The massive networks of outflow channels in the Chryse area are some of the most prominent fluvial features on Mars, the scientists note. However, sedimentary deposits associated with these features have never been definitively identified because of subsequent geologic processes. These have buried any deposits with thick layers of dust mingled with wind-blown sediment, impact crater ejecta, and ice-rich mantling material.
The team used THEMIS data initially to look for exposed rocky layers in craters of one kilometer (about half a mile) or larger in size. To THEMIS, hardened rocky deposits show as warmer at night because such material loses heat less rapidly as night falls compared to surfaces that are coated with dustier materials. Some 415 craters had high-resolution orbital imaging (by MOC and HiRISE) that was detailed enough to use. Of these craters, 53% showed exposures of the light-toned stratigraphic unit.
“The unit appears relatively weak compared to typical Martian bedrock,” says Salvatore. Moreover, the unit varies in texture according to its distance from where the outflow channels emptied onto the plains. “Near where outflows entered, the deposits are blocky, but they become finer grained and smoother farther away from the outflow mouth.”
This is what would be expected, he says, if the outflow channels poured their deposits into a large body of standing water, whether open or ice-covered, or if the deposits formed as part of a large alluvial fan.
In any case, Salvatore explains, later processes likely buried the sediments, hiding them from view except where exposed by impacts. How much sediment was washed down? “At least a hundred meters [330 feet],” he replies.
The outflow deposits arrived after the northern lowlands were heavily cratered in ancient times and then flooded by countless lava flows. Following the deposition of the light-tone unit, the plains were buried yet again by dust, wind-borne sediment, ejecta, and ice-rich mantling deposits.

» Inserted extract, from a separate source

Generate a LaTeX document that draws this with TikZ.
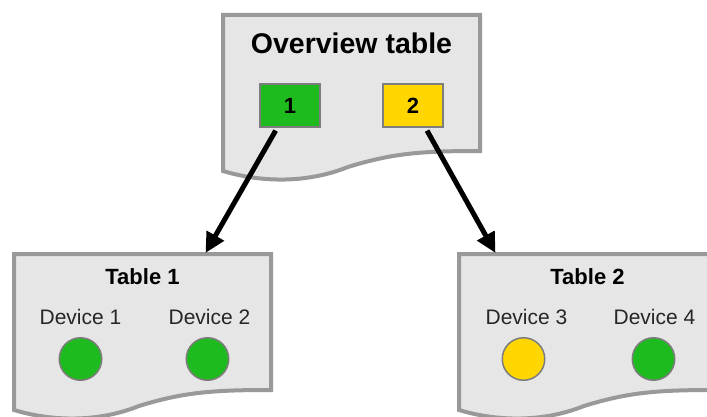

The light-tone layer poses intriguing questions, say Salvatore and Christensen: “Could these sedimentary deposits preserve evidence for ancient habitable environments?” On Earth, they note, areas with rapid burial by sediments are some of the best-known environments to preserve fossilized organic materials.
“If organic material was present near the source of the circum-Chryse outflow channels,” they conclude, “these deposits would be high-priority targets for future astrobiological studies.”